▶ [Problem requirements] Skip the pictures, please, and write out exactly the lines from the opening of the data through the line containing "-1.6, -4.6, -4.6];".

::: Data extract

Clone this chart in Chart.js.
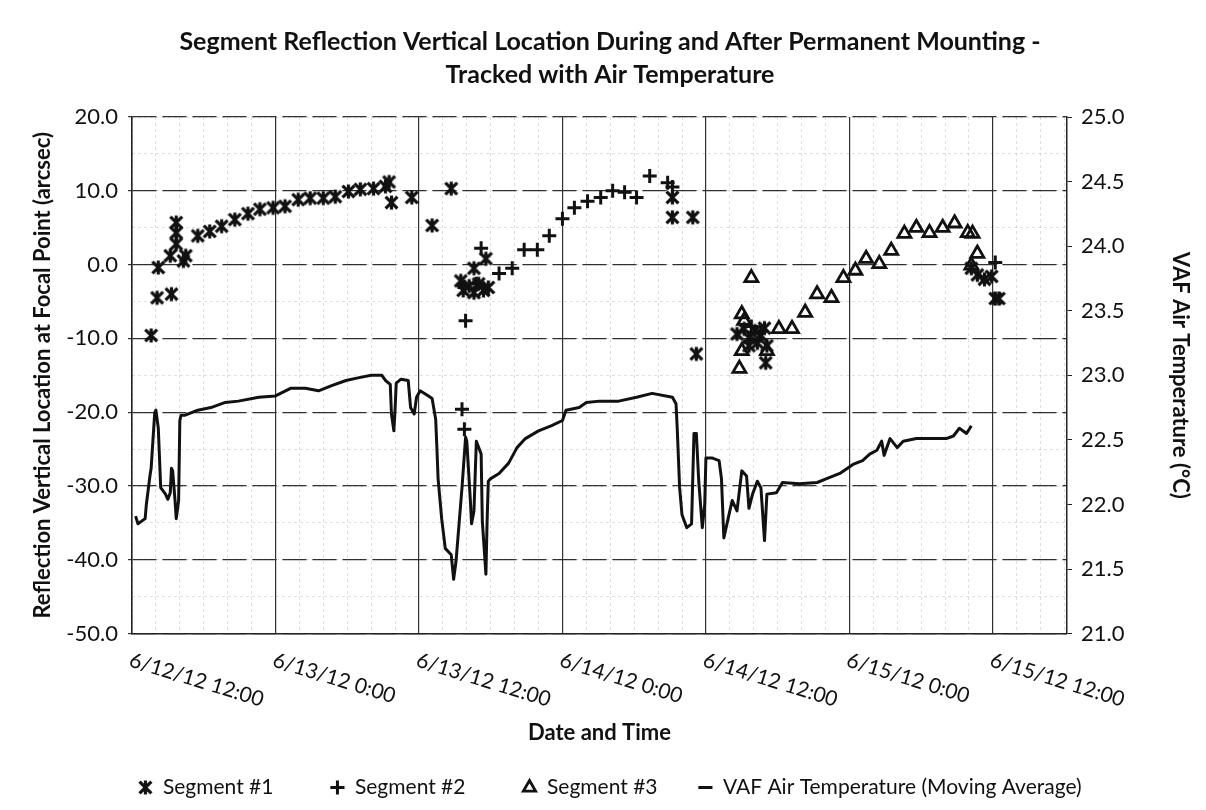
<!DOCTYPE html>
<html>
<head>
<meta charset="utf-8">
<title>Segment Reflection Vertical Location</title>
<script src="https://cdn.jsdelivr.net/npm/chart.js@4/dist/chart.umd.min.js"></script>
<style>
  html, body { margin: 0; padding: 0; background: #fff; }
  #chart { display: block; }
</style>
</head>
<body>
<canvas id="chart" width="1206" height="810"></canvas>
<script>
// hours after 6/12/12 12:00
var xTickHours = [0, 12, 24, 36, 48, 60, 72];
var xTickLabels = ['6/12/12 12:00', '6/13/12 0:00', '6/13/12 12:00', '6/14/12 0:00', '6/14/12 12:00', '6/15/12 0:00', '6/15/12 12:00'];

var seg1Hours = [1.6, 2.1, 3.3, 2.2, 3.2, 3.7, 3.7, 3.7, 4.3, 4.5, 5.5, 6.5, 7.5, 8.6, 9.7, 10.7, 11.8, 12.8, 13.9, 14.9,
  16.0, 17.0, 18.1, 19.1, 20.2, 21.2, 21.5, 21.7, 23.4, 25.1, 26.7, 27.5, 27.7, 28.2, 28.6, 29.0, 29.4, 29.8, 28.6, 29.6,
  45.2, 45.2, 46.9, 47.2, 50.6, 51.2, 51.6, 52.1, 52.3, 52.6, 52.9, 53.1, 53.0, 51.6, 70.2, 70.7, 71.3, 71.9, 72.2, 72.5];
var seg1Values = [-9.6, -4.5, -4.0, -0.4, 1.2, 2.8, 4.3, 5.7, 0.5, 1.2, 3.9, 4.5, 5.2, 6.1, 6.9, 7.5, 7.7, 7.9, 8.8, 9.0,
  9.0, 9.2, 9.9, 10.2, 10.3, 10.6, 11.2, 8.4, 9.1, 5.3, 10.3, -2.2, -3.5, -2.9, -3.8, -2.6, -3.5, -3.1, -0.5, 0.8,
  9.1, 6.4, 6.4, -12.1, -9.4, -8.7, -9.9, -9.0, -10.6, -9.6, -8.6, -11.0, -13.3, -11.0, -0.5, -1.4, -2.0, -1.6, -4.6, -4.6];

var seg2Hours = [27.6, 27.8, 27.9, 27.8, 28.8, 29.2, 30.7, 31.8, 32.8, 33.9, 34.9, 36.0, 37.0, 38.1, 39.2, 40.2, 41.2,
  42.2, 43.3, 44.8, 45.2, 51.8, 52.6, 72.2];
var seg2Values = [-19.6, -22.3, -7.6, -3.1, -2.6, 2.2, -1.2, -0.5, 2.0, 2.0, 3.9, 6.2, 7.7, 8.6, 9.1, 10.0, 9.8,
  9.1, 12.0, 11.1, 10.5, -8.4, -9.0, 0.3];

var seg3Hours = [50.8, 51.0, 51.0, 51.2, 51.8, 53.1, 54.1, 55.2, 56.3, 57.3, 58.5, 59.5, 60.5, 61.4, 62.5, 63.5, 64.6,
  65.6, 66.7, 67.8, 68.8, 69.9, 70.3, 70.7, 70.2];
var seg3Values = [-14.1, -11.7, -6.7, -7.6, -1.8, -11.7, -8.7, -8.7, -6.5, -4.0, -4.5, -1.8, -0.8, 0.8, 0.1, 1.9, 4.2,
  5.0, 4.3, 5.0, 5.6, 4.3, 4.2, 1.5, -0.1];

var tempHours = [0.3, 0.5, 1.1, 1.2, 1.5, 1.6, 1.9, 2.0, 2.2, 2.4, 2.8, 3.0, 3.2, 3.3, 3.4, 3.6, 3.7, 3.9, 4.0, 4.1,
  4.4, 5.5, 6.6, 7.8, 8.9, 10.6, 12.0, 13.3, 14.5, 15.6, 16.7, 17.9, 18.9, 20.0, 20.9, 21.2, 21.6, 21.7, 21.9, 22.0,
  22.1, 22.5, 23.1, 23.3, 23.6, 23.8, 24.1, 24.8, 25.1, 25.4, 25.5, 25.6, 25.9, 26.2, 26.7, 26.9, 27.1, 27.6, 27.9, 28.0,
  28.3, 28.4, 28.6, 28.8, 29.2, 29.3, 29.6, 29.7, 29.8, 30.0, 30.7, 31.5, 32.2, 32.9, 34.0, 35.1, 36.0, 36.3, 37.4, 38.0,
  39.1, 40.7, 42.2, 43.5, 45.2, 45.5, 45.6, 45.8, 46.0, 46.4, 46.8, 47.0, 47.2, 47.4, 47.7, 47.9, 48.0, 48.5, 49.1, 49.3,
  49.5, 50.0, 50.2, 50.6, 51.0, 51.4, 51.6, 51.9, 52.3, 52.6, 52.9, 53.1, 53.9, 54.4, 55.8, 57.3, 58.1, 59.2, 60.3, 61.1,
  61.7, 62.3, 62.7, 62.9, 63.4, 64.0, 64.5, 65.6, 67.0, 68.1, 68.7, 69.2, 69.8, 70.2];
var tempValues = [21.91, 21.85, 21.89, 22.0, 22.22, 22.28, 22.71, 22.73, 22.59, 22.13, 22.08, 22.04, 22.09, 22.28, 22.26, 22.03, 21.89, 22.03, 22.65, 22.69,
  22.69, 22.73, 22.75, 22.79, 22.80, 22.83, 22.84, 22.90, 22.90, 22.88, 22.92, 22.96, 22.98, 23.0, 23.0, 22.96, 22.93, 22.70, 22.57, 22.73,
  22.94, 22.97, 22.96, 22.75, 22.70, 22.83, 22.88, 22.84, 22.82, 22.66, 22.44, 22.20, 21.89, 21.66, 21.61, 21.42, 21.56, 22.13, 22.52, 22.49,
  22.03, 21.85, 21.95, 22.49, 22.39, 21.87, 21.46, 21.87, 22.18, 22.20, 22.24, 22.32, 22.44, 22.51, 22.57, 22.61, 22.65, 22.73, 22.75, 22.79,
  22.80, 22.80, 22.83, 22.86, 22.83, 22.78, 22.59, 22.13, 21.92, 21.82, 21.85, 22.55, 22.55, 22.18, 21.82, 22.0, 22.36, 22.36, 22.34, 22.20,
  21.74, 21.95, 22.03, 21.95, 22.26, 22.22, 21.97, 22.08, 22.18, 22.13, 21.72, 22.08, 22.09, 22.17, 22.16, 22.17, 22.20, 22.24, 22.31, 22.34,
  22.39, 22.42, 22.49, 22.38, 22.51, 22.44, 22.49, 22.51, 22.51, 22.51, 22.53, 22.59, 22.55, 22.61];

function points(xs, ys) {
  return xs.map(function (x, i) { return { x: x, y: ys[i] }; });
}

// excel style asterisk marker: X with a vertical bar
function makeAsterisk(size, lw) {
  var c = document.createElement('canvas');
  c.width = size; c.height = size;
  var g = c.getContext('2d');
  var m = size / 2, r = size / 2 - 1.5;
  g.strokeStyle = '#111';
  g.lineWidth = lw;
  g.beginPath();
  g.moveTo(m - r * 0.85, m - r * 0.85); g.lineTo(m + r * 0.85, m + r * 0.85);
  g.moveTo(m + r * 0.85, m - r * 0.85); g.lineTo(m - r * 0.85, m + r * 0.85);
  g.moveTo(m, m - r); g.lineTo(m, m + r);
  g.stroke();
  return c;
}
var asterisk = makeAsterisk(17, 3.2);

var xMin = 0, xMax = 78.2;

// draws the date labels sloping down to the right, like the original
var dateLabels = {
  id: 'dateLabels',
  afterDraw: function (chart) {
    var ctx = chart.ctx;
    var xs = chart.scales.x;
    var bottom = chart.chartArea.bottom;
    ctx.save();
    ctx.fillStyle = '#111';
    ctx.font = '21px Lato';
    ctx.textAlign = 'left';
    ctx.textBaseline = 'top';
    xTickHours.forEach(function (h, i) {
      var px = xs.getPixelForValue(h);
      ctx.save();
      ctx.translate(px + 1, bottom + 16);
      ctx.rotate(17 * Math.PI / 180);
      ctx.fillText(xTickLabels[i], 0, 0);
      ctx.restore();
    });
    ctx.restore();
  }
};

// the legend entries sit unevenly in the original, so pad the first three
var legendGaps = ['        ', '        ', '     ', ''];

var ctx = document.getElementById('chart').getContext('2d');
var chart = new Chart(ctx, {
  type: 'scatter',
  data: {
    datasets: [{
      label: 'Segment #1',
      data: points(seg1Hours, seg1Values),
      pointStyle: asterisk,
      borderColor: '#111',
      backgroundColor: '#111'
    }, {
      label: 'Segment #2',
      data: points(seg2Hours, seg2Values),
      pointStyle: 'cross',
      pointRadius: 7,
      pointBorderWidth: 3,
      borderColor: '#111',
      backgroundColor: '#111'
    }, {
      label: 'Segment #3',
      data: points(seg3Hours, seg3Values),
      pointStyle: 'triangle',
      pointRadius: 7.5,
      pointBorderWidth: 2.8,
      borderColor: '#111',
      backgroundColor: 'rgba(255,255,255,0)'
    }, {
      label: 'VAF Air Temperature (Moving Average)',
      data: points(tempHours, tempValues),
      yAxisID: 'yT',
      showLine: true,
      pointRadius: 0,
      pointStyle: 'line',
      borderWidth: 3,
      borderJoinStyle: 'round',
      borderColor: '#111',
      backgroundColor: '#111'
    }]
  },
  options: {
    responsive: false,
    animation: false,
    layout: { padding: { left: 24, right: 10, top: 3, bottom: 2 } },
    plugins: {
      title: {
        display: true,
        text: ['Segment Reflection Vertical Location During and After Permanent Mounting -', 'Tracked with Air Temperature'],
        color: '#111',
        font: { family: 'Lato', size: 25, weight: 'bold', lineHeight: 1.3 },
        padding: { top: 23, bottom: 26 }
      },
      legend: {
        position: 'bottom',
        labels: {
          usePointStyle: true,
          boxWidth: 14,
          boxHeight: 10,
          padding: 14,
          color: '#111',
          font: { family: 'Lato', size: 21 },
          generateLabels: function (chart) {
            var items = Chart.defaults.plugins.legend.labels.generateLabels(chart);
            items.forEach(function (item, i) { item.text = item.text + legendGaps[i]; });
            return items;
          }
        }
      },
      tooltip: { enabled: false }
    },
    scales: {
      x: {
        type: 'linear',
        min: xMin,
        max: xMax,
        afterBuildTicks: function (scale) {
          scale.ticks = xTickHours.map(function (h) { return { value: h }; });
        },
        ticks: { display: false },
        grid: { color: '#333', lineWidth: 1.2, drawTicks: false },
        border: { color: '#222', width: 1.5 },
        title: {
          display: true,
          text: 'Date and Time',
          color: '#111',
          font: { family: 'Lato', size: 22, weight: 'bold' },
          padding: { top: 86, bottom: 17 }
        }
      },
      xMinor: {
        type: 'linear',
        position: 'bottom',
        min: xMin,
        max: xMax,
        afterBuildTicks: function (scale) {
          var t = [];
          for (var h = 0; h <= 78; h += 2) t.push({ value: h });
          scale.ticks = t;
        },
        ticks: { display: false },
        grid: { color: 'rgba(0,0,0,0.13)', lineWidth: 1, drawTicks: false },
        border: { display: false, dash: [3, 3] }
      },
      y: {
        position: 'left',
        min: -50,
        max: 20,
        ticks: {
          stepSize: 10,
          padding: 10,
          color: '#111',
          font: { family: 'Lato', size: 22 },
          callback: function (v) { return v.toFixed(1); }
        },
        grid: { color: '#333', lineWidth: 1.2, tickLength: 4 },
        border: { color: '#222', width: 1.5, dash: [24, 6] },
        title: {
          display: true,
          text: 'Reflection Vertical Location at Focal Point (arcsec)',
          color: '#111',
          font: { family: 'Lato', size: 22, weight: 'bold' },
          padding: { top: 6, bottom: 0 }
        },
        afterFit: function (scale) { scale.width = 108; }
      },
      yMinor: {
        position: 'left',
        min: -50,
        max: 20,
        ticks: { display: false, stepSize: 5 },
        grid: { color: 'rgba(0,0,0,0.12)', lineWidth: 1, drawTicks: false },
        border: { display: false, dash: [3, 3] },
        afterFit: function (scale) { scale.width = 0; }
      },
      yT: {
        position: 'right',
        min: 21,
        max: 25,
        ticks: {
          stepSize: 0.5,
          padding: 9,
          color: '#111',
          font: { family: 'Lato', size: 22 },
          callback: function (v) { return v.toFixed(1); }
        },
        grid: { drawOnChartArea: false, color: '#222', tickLength: 5 },
        border: { color: '#222', width: 1.5 },
        title: {
          display: true,
          text: 'VAF Air Temperature (°C)',
          color: '#111',
          font: { family: 'Lato', size: 22, weight: 'bold' },
          padding: { top: 3, bottom: 0 }
        },
        afterFit: function (scale) { scale.width = 129; }
      }
    }
  },
  plugins: [dateLabels]
});
</script>
</body>
</html>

::::::

▶ [The response]
Clone this chart in Chart.js.
<!DOCTYPE html>
<html>
<head>
<meta charset="utf-8">
<title>Segment Reflection Vertical Location</title>
<script src="https://cdn.jsdelivr.net/npm/chart.js@4/dist/chart.umd.min.js"></script>
<style>
  html, body { margin: 0; padding: 0; background: #fff; }
  #chart { display: block; }
</style>
</head>
<body>
<canvas id="chart" width="1206" height="810"></canvas>
<script>
// hours after 6/12/12 12:00
var xTickHours = [0, 12, 24, 36, 48, 60, 72];
var xTickLabels = ['6/12/12 12:00', '6/13/12 0:00', '6/13/12 12:00', '6/14/12 0:00', '6/14/12 12:00', '6/15/12 0:00', '6/15/12 12:00'];

var seg1Hours = [1.6, 2.1, 3.3, 2.2, 3.2, 3.7, 3.7, 3.7, 4.3, 4.5, 5.5, 6.5, 7.5, 8.6, 9.7, 10.7, 11.8, 12.8, 13.9, 14.9,
  16.0, 17.0, 18.1, 19.1, 20.2, 21.2, 21.5, 21.7, 23.4, 25.1, 26.7, 27.5, 27.7, 28.2, 28.6, 29.0, 29.4, 29.8, 28.6, 29.6,
  45.2, 45.2, 46.9, 47.2, 50.6, 51.2, 51.6, 52.1, 52.3, 52.6, 52.9, 53.1, 53.0, 51.6, 70.2, 70.7, 71.3, 71.9, 72.2, 72.5];
var seg1Values = [-9.6, -4.5, -4.0, -0.4, 1.2, 2.8, 4.3, 5.7, 0.5, 1.2, 3.9, 4.5, 5.2, 6.1, 6.9, 7.5, 7.7, 7.9, 8.8, 9.0,
  9.0, 9.2, 9.9, 10.2, 10.3, 10.6, 11.2, 8.4, 9.1, 5.3, 10.3, -2.2, -3.5, -2.9, -3.8, -2.6, -3.5, -3.1, -0.5, 0.8,
  9.1, 6.4, 6.4, -12.1, -9.4, -8.7, -9.9, -9.0, -10.6, -9.6, -8.6, -11.0, -13.3, -11.0, -0.5, -1.4, -2.0, -1.6, -4.6, -4.6];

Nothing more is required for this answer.